Generics: Type-Safe Data Structures and Methods

 

1. Generics: Type-Safe Data Structures and Methods

Generics allow you to define classes, methods, and interfaces with a placeholder for the data type. This leads to type safety and code reusability while avoiding the need for casting and boxing.

• Generics ensure that the data structure works with any data type while maintaining type safety.

Example: Generic Class

public class Box<T>
{
    public T Value { get; set; }

    public void Display()
    {
        Console.WriteLine($"Box contains: {Value}");
    }
}

class Program
{
    static void Main()
    {
        Box<int> intBox = new Box<int>();
        intBox.Value = 42;
        intBox.Display(); // Output: Box contains: 42

        Box<string> strBox = new Box<string>();
        strBox.Value = "Hello World";
        strBox.Display(); // Output: Box contains: Hello World
    }
}

Example: Generic Method

public class Utilities
{
    public T Max<T>(T a, T b) where T : IComparable<T>
    {
        return a.CompareTo(b) > 0 ? a : b;
    }
}

class Program
{
    static void Main()
    {
        Utilities utilities = new Utilities();
        int maxInt = utilities.Max(5, 10); // Output: 10
        string maxStr = utilities.Max("apple", "banana"); // Output: banana

        Console.WriteLine(maxInt);
        Console.WriteLine(maxStr);
    }
}

2. Anonymous Methods: Defining Inline Methods (Precursor to Lambda Expressions)

Anonymous methods in C# allow you to create inline methods without explicitly defining them in a method body.
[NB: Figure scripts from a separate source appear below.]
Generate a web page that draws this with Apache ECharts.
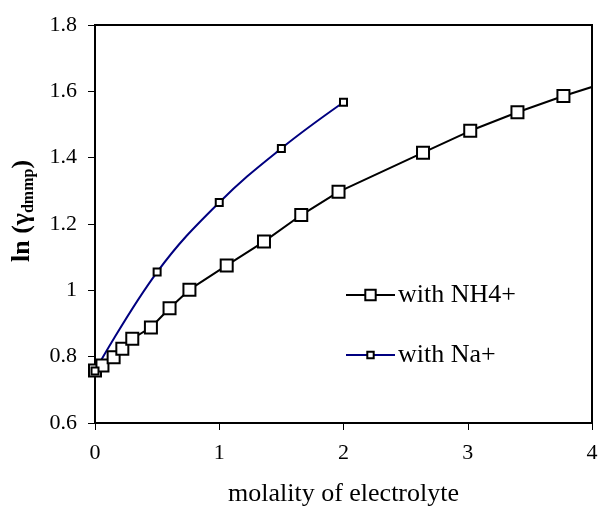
<!DOCTYPE html>
<html>
<head>
<meta charset="utf-8">
<script src="https://cdn.jsdelivr.net/npm/echarts@6/dist/echarts.min.js"></script>
<style>html,body{margin:0;padding:0;background:#fff}#c{width:598px;height:506px}</style>
</head>
<body>
<div id="c"></div>
<script>
var nh4X = [0, 0.06, 0.15, 0.22, 0.30, 0.45, 0.60, 0.76, 1.06, 1.36, 1.66, 1.96, 2.64, 3.02, 3.40, 3.77, 4.15];
var nh4Y = [0.758, 0.773, 0.798, 0.824, 0.854, 0.888, 0.946, 1.002, 1.075, 1.147, 1.227, 1.297, 1.415, 1.481, 1.537, 1.586, 1.631];
var naX = [0, 0.5, 1.0, 1.5, 2.0];
var naY = [0.757, 1.055, 1.265, 1.428, 1.567];
var xTicks = [0, 1, 2, 3, 4];
var yTicks = [0.6, 0.8, 1, 1.2, 1.4, 1.6, 1.8];
var seriesNames = ['with NH4+', 'with Na+'];
var xTitle = 'molality of electrolyte';

function pairs(xs, ys) { return xs.map(function (x, i) { return [x, ys[i]]; }); }

var FONT = 'Liberation Serif';
var legendText = { fontFamily: FONT, fontSize: 26, color: '#000', lineHeight: 30, padding: [0, 0, 0, -2] };
var chart = echarts.init(document.getElementById('c'));
chart.setOption({
  animation: false,
  backgroundColor: '#fff',
  grid: { left: 95, right: 6, top: 25, bottom: 83, show: true, borderColor: '#000', borderWidth: 2, containLabel: false, outerBoundsMode: 'none' },
  xAxis: {
    type: 'value', min: xTicks[0], max: xTicks[xTicks.length - 1], interval: 1,
    name: xTitle, nameLocation: 'middle', nameGap: 58,
    nameTextStyle: { fontFamily: FONT, fontSize: 26, color: '#000' },
    axisLine: { show: true, onZero: false, lineStyle: { color: '#000', width: 2 } },
    axisTick: { show: true, inside: false, length: 7, lineStyle: { color: '#000', width: 1 } },
    axisLabel: { fontFamily: FONT, fontSize: 22, color: '#000', margin: 19 },
    splitLine: { show: false }
  },
  yAxis: {
    type: 'value', min: yTicks[0], max: yTicks[yTicks.length - 1], interval: 0.2,
    name: '{b|ln (γ}{s|dmmp}{b|)}', nameLocation: 'middle', nameGap: 58,
    nameTextStyle: {
      fontFamily: FONT, color: '#000', padding: [0, 0, 0, 26],
      rich: {
        b: { fontFamily: FONT, fontSize: 26, fontWeight: 'bold', color: '#000', lineHeight: 30, verticalAlign: 'middle' },
        s: { fontFamily: FONT, fontSize: 16, fontWeight: 'bold', color: '#000', lineHeight: 16, verticalAlign: 'bottom' }
      }
    },
    axisLine: { show: true, onZero: false, lineStyle: { color: '#000', width: 2 } },
    axisTick: { show: true, inside: false, length: 7, lineStyle: { color: '#000', width: 1 } },
    axisLabel: { fontFamily: FONT, fontSize: 22, color: '#000', margin: 18 },
    splitLine: { show: false }
  },
  legend: [
    { orient: 'vertical', left: 340, top: 275, itemWidth: 49, itemHeight: 13, textStyle: legendText, data: [seriesNames[0]] },
    { orient: 'vertical', left: 340, top: 335, itemWidth: 49, itemHeight: 8, textStyle: legendText, data: [seriesNames[1]] }
  ],
  series: [
    {
      name: seriesNames[0], type: 'line', data: pairs(nh4X, nh4Y), clip: true,
      symbol: 'rect', symbolSize: 12,
      lineStyle: { color: '#000', width: 2 },
      itemStyle: { color: '#fff', borderColor: '#000', borderWidth: 2 }
    },
    {
      name: seriesNames[1], type: 'line', data: pairs(naX, naY), clip: true, smooth: 0.4,
      symbol: 'rect', symbolSize: 7,
      lineStyle: { color: '#000080', width: 2 },
      itemStyle: { color: '#fff', borderColor: '#000', borderWidth: 2 }
    }
  ]
});
</script>
</body>
</html>
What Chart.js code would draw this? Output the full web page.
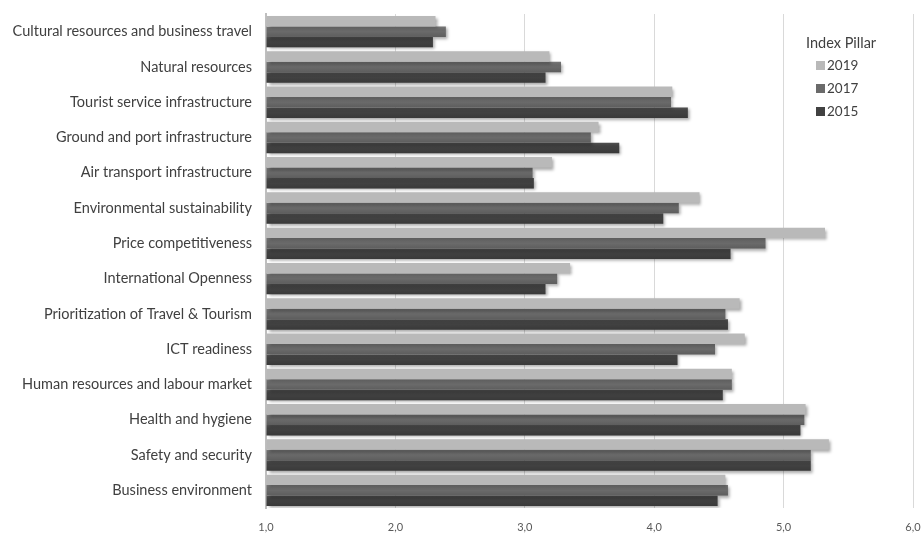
<!DOCTYPE html>
<html>
<head>
<meta charset="utf-8">
<script src="https://cdn.jsdelivr.net/npm/chart.js@4/dist/chart.umd.min.js"></script>
<style>
  html, body { margin: 0; padding: 0; background: #ffffff; }
  #wrap { width: 921px; height: 534px; position: relative; }
</style>
</head>
<body>
<div id="wrap"><canvas id="c"></canvas></div>
<script>
const categories = [
  "Cultural resources and business travel",
  "Natural resources",
  "Tourist service infrastructure",
  "Ground and port infrastructure",
  "Air transport infrastructure",
  "Environmental sustainability",
  "Price competitiveness",
  "International Openness",
  "Prioritization of Travel & Tourism",
  "ICT readiness",
  "Human resources and labour market",
  "Health and hygiene",
  "Safety and security",
  "Business environment"
];
const values2019 = [2.31, 3.19, 4.14, 3.57, 3.21, 4.35, 5.32, 3.35, 4.66, 4.70, 4.60, 5.17, 5.35, 4.55];
const values2017 = [2.39, 3.28, 4.13, 3.51, 3.06, 4.19, 4.86, 3.25, 4.55, 4.47, 4.60, 5.16, 5.21, 4.57];
const values2015 = [2.29, 3.16, 4.26, 3.73, 3.07, 4.07, 4.59, 3.16, 4.57, 4.18, 4.53, 5.13, 5.21, 4.49];
const seriesLabels = ["2019", "2017", "2015"];
const legendTitle = "Index Pillar";
const xTicks = [1, 2, 3, 4, 5, 6];

const colors = ["#b9b9b9", "#6a6a6a", "#414141"];

const shadowPlugin = {
  id: 'barShadow',
  beforeDatasetsDraw(chart) {
    const ctx = chart.ctx;
    ctx.save();
    ctx.shadowColor = 'rgba(0,0,0,0.35)';
    ctx.shadowBlur = 3;
    ctx.shadowOffsetX = 2;
    ctx.shadowOffsetY = 2;
  },
  afterDatasetsDraw(chart) {
    chart.ctx.restore();
    const ctx = chart.ctx;
    chart.data.datasets.forEach((ds, di) => {
      if (di === 0) return;
      const meta = chart.getDatasetMeta(di);
      meta.data.forEach(el => {
        const h = el.height;
        const top = el.y - h / 2;
        const g = ctx.createLinearGradient(0, top, 0, top + h);
        g.addColorStop(0, 'rgba(255,255,255,0.10)');
        g.addColorStop(0.5, 'rgba(0,0,0,0)');
        g.addColorStop(1, 'rgba(0,0,0,0.12)');
        ctx.fillStyle = g;
        ctx.fillRect(Math.min(el.base, el.x), top, Math.abs(el.x - el.base), h);
      });
    });
  }
};

const legendPlugin = {
  id: 'customLegend',
  afterDraw(chart) {
    const ctx = chart.ctx;
    ctx.save();
    ctx.textBaseline = 'middle';
    ctx.fillStyle = '#404040';
    ctx.textAlign = 'left';
    ctx.font = '14.5px Lato, "Open Sans", sans-serif';
    ctx.fillText(legendTitle, 806, 43);
    ctx.font = '13.5px Lato, "Open Sans", sans-serif';
    const ys = [65, 88, 111];
    chart.data.datasets.forEach((ds, i) => {
      const y = ys[i];
      ctx.fillStyle = ds.backgroundColor;
      ctx.fillRect(816, y - 4, 9, 9);
      ctx.fillStyle = '#404040';
      ctx.fillText(ds.label, 827, y + 1);
    });
    ctx.restore();
  }
};

new Chart(document.getElementById('c'), {
  type: 'bar',
  data: {
    labels: categories,
    datasets: [
      { label: seriesLabels[0], data: values2019, backgroundColor: colors[0], base: 1 },
      { label: seriesLabels[1], data: values2017, backgroundColor: colors[1], base: 1 },
      { label: seriesLabels[2], data: values2015, backgroundColor: colors[2], base: 1 }
    ]
  },
  options: {
    indexAxis: 'y',
    responsive: true,
    maintainAspectRatio: false,
    animation: false,
    layout: { padding: { top: 14, left: 0, right: 8, bottom: 0 } },
    datasets: { bar: { barPercentage: 1.0, categoryPercentage: 0.89, borderWidth: 0 } },
    plugins: {
      legend: { display: false },
      tooltip: { enabled: false }
    },
    scales: {
      x: {
        type: 'linear',
        min: 1,
        max: 6,
        afterBuildTicks(scale) { scale.ticks = xTicks.map(v => ({ value: v })); },
        afterFit(scale) { scale.height = 26; scale.paddingRight = 0; scale.paddingLeft = 0; },
        ticks: {
          callback: v => Number(v).toFixed(1).replace('.', ','),
          color: '#595959',
          font: { family: 'Lato, "Open Sans", sans-serif', size: 11 },
          padding: 13,
          maxRotation: 0
        },
        grid: { color: '#d9d9d9', lineWidth: 1, drawTicks: false },
        border: { display: false }
      },
      y: {
        type: 'category',
        afterFit(scale) { scale.width = 266; scale.paddingTop = 0; scale.paddingBottom = 0; },
        ticks: {
          color: '#404040',
          font: { family: 'Lato, "Open Sans", sans-serif', size: 14.5 },
          padding: 14,
          autoSkip: false
        },
        grid: { display: false, drawTicks: false },
        border: { display: true, color: '#bfbfbf', width: 2 }
      }
    }
  },
  plugins: [shadowPlugin, legendPlugin]
});
</script>
</body>
</html>
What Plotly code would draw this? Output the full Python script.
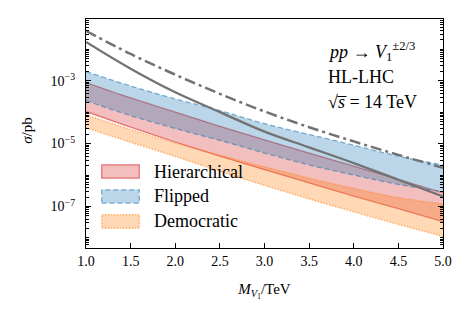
import plotly.graph_objects as go

# ---- data (sigma in pb) ----
mass = [1.0, 1.5, 2.0, 2.5, 3.0, 3.5, 4.0, 4.5, 5.0]

hier_upper = [8.71e-4, 2.82e-4, 1.00e-4, 3.55e-5, 1.32e-5, 5.01e-6, 1.91e-6, 7.24e-7, 2.69e-7]
hier_lower = [1.05e-4, 3.31e-5, 1.12e-5, 3.98e-6, 1.48e-6, 5.62e-7, 2.14e-7, 8.51e-8, 3.31e-8]

flip_upper = [1.95e-3, 6.76e-4, 2.63e-4, 1.12e-4, 4.27e-5, 1.95e-5, 8.91e-6, 3.98e-6, 2.09e-6]
flip_lower = [2.29e-4, 7.76e-5, 3.02e-5, 1.26e-5, 5.01e-6, 2.09e-6, 1.00e-6, 5.01e-7, 2.95e-7]

demo_upper = [8.13e-5, 2.82e-5, 1.05e-5, 4.27e-6, 1.82e-6, 7.94e-7, 3.72e-7, 1.91e-7, 1.20e-7]
demo_lower = [3.16e-5, 1.10e-5, 3.89e-6, 1.32e-6, 4.68e-7, 1.74e-7, 6.76e-8, 2.69e-8, 1.12e-8]

limit_solid = [1.70e-2, 2.40e-3, 4.27e-4, 1.00e-4, 2.40e-5, 7.59e-6, 2.40e-6, 7.08e-7, 2.09e-7]
limit_dashdot = [3.80e-2, 7.08e-3, 1.55e-3, 3.80e-4, 1.05e-4, 3.31e-5, 1.17e-5, 4.37e-6, 1.70e-6]

x_ticks = [1.0, 1.5, 2.0, 2.5, 3.0, 3.5, 4.0, 4.5, 5.0]
y_major = [1e-7, 1e-5, 1e-3]
y_major_text = ["10<sup>−7</sup>", "10<sup>−5</sup>", "10<sup>−3</sup>"]

legend_names = ["Hierarchical", "Flipped", "Democratic"]

RED = "214,39,40"
BLUE = "31,119,180"
ORANGE = "255,127,14"
FONT = "Liberation Serif"

# page has an 8px body margin: figure is placed at (8,8) in the window
OFF = 8
PL, PR, PT, PB = 86, 443, 19, 248.3  # plot area in window pixels
FIG_W, FIG_H = 473 - 2 * OFF, 316 - 2 * OFF


def px(xw):
    return (xw - PL) / (PR - PL)


def py(yw):
    return (PB - yw) / (PB - PT)


fig = go.Figure()


def band(lower, upper, rgb, dash, width):
    fig.add_trace(go.Scatter(x=mass, y=lower, mode="lines", line_shape="spline",
                             line=dict(color=f"rgba({rgb},0.55)", width=width, dash=dash),
                             showlegend=False, hoverinfo="skip"))
    fig.add_trace(go.Scatter(x=mass, y=upper, mode="lines", line_shape="spline",
                             fill="tonexty", fillcolor=f"rgba({rgb},0.3)",
                             line=dict(color=f"rgba({rgb},0.55)", width=width, dash=dash),
                             showlegend=False, hoverinfo="skip"))


band(hier_lower, hier_upper, RED, "solid", 1.3)
band(flip_lower, flip_upper, BLUE, "5px,3px", 1.3)
band(demo_lower, demo_upper, ORANGE, "1.5px,1.5px", 1.5)

fig.add_trace(go.Scatter(x=mass, y=limit_solid, mode="lines", line_shape="spline",
                         line=dict(color="#737373", width=2.3), showlegend=False))
fig.add_trace(go.Scatter(x=mass, y=limit_dashdot, mode="lines", line_shape="spline",
                         line=dict(color="#737373", width=2.5, dash="11px,4px,3px,4px"),
                         showlegend=False))

# minor ticks for log y axis
minor_vals = []
for n in range(-9, 0):
    for k in range(1, 10):
        v = float(f"{k}e{n}")
        if v not in y_major:
            minor_vals.append(v)

fig.update_layout(
    width=FIG_W, height=FIG_H,
    margin=dict(l=PL - OFF, r=FIG_W - (PR - OFF), t=PT - OFF, b=FIG_H - (PB - OFF)),
    paper_bgcolor="white", plot_bgcolor="white",
    font=dict(family=FONT, color="black", size=14),
    showlegend=False,
    xaxis=dict(range=[1.0, 5.0], tickvals=x_ticks, ticktext=[f"{v:.1f}" for v in x_ticks],
               ticks="inside", ticklen=5, tickwidth=1.2, tickcolor="black",
               showline=True, linecolor="black", linewidth=1.3, mirror=True,
               showgrid=False, zeroline=False, automargin=False,
               tickfont=dict(family=FONT, size=14),
               title=dict(text="<i>M</i><sub><i>V</i><sub>1</sub></sub>/TeV",
                          font=dict(family=FONT, size=15), standoff=15)),
    yaxis=dict(type="log", range=[-8.32, -1.04], tickvals=y_major, ticktext=y_major_text,
               ticks="inside", ticklen=5, tickwidth=1.2, tickcolor="black",
               showline=True, linecolor="black", linewidth=1.3, mirror="ticks",
               showgrid=False, zeroline=False, automargin=False,
               ticklabelstandoff=7,
               minor=dict(tickmode="array", tickvals=minor_vals, ticks="inside",
                          ticklen=3, tickwidth=1, tickcolor="black", showgrid=False),
               tickfont=dict(family=FONT, size=14)),
)

# y-axis title
fig.add_annotation(text="<i>σ</i>/pb", xref="paper", yref="paper",
                   x=px(27), y=py(131), xanchor="center", yanchor="middle",
                   textangle=-90, showarrow=False, font=dict(family=FONT, size=15))

# text block top right
ann_lines = ["<i>pp</i> → <i>V</i><sub>1</sub><sup>±2/3</sup>",
             "HL-LHC",
             "√<i>s\u0305</i> = 14 TeV"]
ann_y = [52, 77, 102]
for txt, yp in zip(ann_lines, ann_y):
    fig.add_annotation(text=txt, xref="paper", yref="paper",
                       x=px(326), y=py(yp),
                       xanchor="left", yanchor="middle", showarrow=False,
                       font=dict(family=FONT, size=18))

# manual legend
leg_style = [(RED, "solid", 1.3), (BLUE, "5px,3px", 1.3), (ORANGE, "1.5px,1.5px", 1.5)]
leg_y = [171.7, 196.7, 221.7]
for name, (rgb, dash, w), yc in zip(legend_names, leg_style, leg_y):
    fig.add_shape(type="rect", xref="paper", yref="paper",
                  x0=px(101.7), x1=px(139.3), y0=py(yc + 6.7), y1=py(yc - 6.7),
                  fillcolor=f"rgba({rgb},0.3)",
                  line=dict(color=f"rgba({rgb},0.55)", width=w, dash=dash))
    fig.add_annotation(text=name, xref="paper", yref="paper",
                       x=px(152), y=py(yc),
                       xanchor="left", yanchor="middle", showarrow=False,
                       font=dict(family=FONT, size=18))

fig.write_html("out.html")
This was a precursor to lambda expressions and is primarily used with delegates.

Example: Anonymous Method

public delegate void GreetDelegate(string message);

class Program
{
    static void Main()
    {
        // Define an anonymous method
        GreetDelegate greet = delegate(string message)
        {
            Console.WriteLine("Hello, " + message);
        };

        // Invoke the anonymous method
        greet("World"); // Output: Hello, World
    }
}

3. Partial Classes: Splitting a Class Definition Across Multiple Files

Partial classes allow you to split the definition of a class across multiple files. This is useful when you have a large class or auto-generated code (like from designers or code generation tools).

Example:

File 1: PersonPart1.cs

public partial class Person
{
    public string FirstName { get; set; }
    public string LastName { get; set; }
}

File 2: PersonPart2.cs

public partial class Person
{
    public void Introduce()
    {
        Console.WriteLine($"Hello, my name is {FirstName} {LastName}.");
    }
}

Main File:

class Program
{
    static void Main()
    {
        Person person = new Person { FirstName = "John", LastName = "Doe" };
        person.Introduce(); // Output: Hello, my name is John Doe.
    }
}

4. Nullable Types: Handling Null Values with Value Types

In C#, value types like int, float, and bool cannot be assigned null by default. Nullable types allow you to assign null to these value types.

• Nullable types are declared using the ? symbol, like int?.

Example:

class Program
{
    static void Main()
    {
        int? nullableInt = null;

        if (nullableInt.HasValue)
        {
            Console.WriteLine($"Value: {nullableInt.Value}");
        }
        else
        {
            Console.WriteLine("Value is null.");
        }

        // Using null-coalescing operator
        int nonNullableInt = nullableInt ?? 0; // If nullableInt is null, use 0
        Console.WriteLine(nonNullableInt); // Output: 0
    }
}

5. Iterators and the yield Keyword: Simplifying Enumerations

Iterators are methods that use the yield keyword to return items one at a time, allowing you to easily create enumerations.

The yield return statement returns a value to the caller while maintaining the method's state, allowing for lazy evaluation.

Example:

public class NumberCollection
{
    public IEnumerable<int> GetEvenNumbers(int limit)
    {
        for (int i = 0; i <= limit; i++)
        {
            if (i % 2 == 0)
            {
                yield return i; // yield returns one value at a time
            }
        }
    }
}

class Program
{
    static void Main()
    {
        NumberCollection numbers = new NumberCollection();

        foreach (int evenNumber in numbers.GetEvenNumbers(10))
        {
            Console.WriteLine(evenNumber); // Output: 0 2 4 6 8 10
        }
    }
}

The yield keyword allows you to implement a stateful iteration in a clean and simple way without needing to manually manage the iteration state.

Summary of Key Points

1. Generics allow for type-safe code that works with different types without sacrificing performance or safety.
2. Anonymous methods provide a way to create inline methods, especially for delegate-based code. They have largely been replaced by lambda expressions but are still valid and useful.
3. Partial classes enable splitting large classes across multiple files, which is beneficial for keeping auto-generated and hand-written code separate.
4. Nullable types allow value types to store null, adding flexibility for scenarios where missing values must be accounted for.
5. Iterators and the yield keyword simplify the creation of custom enumerations by allowing methods to maintain their state across multiple returns.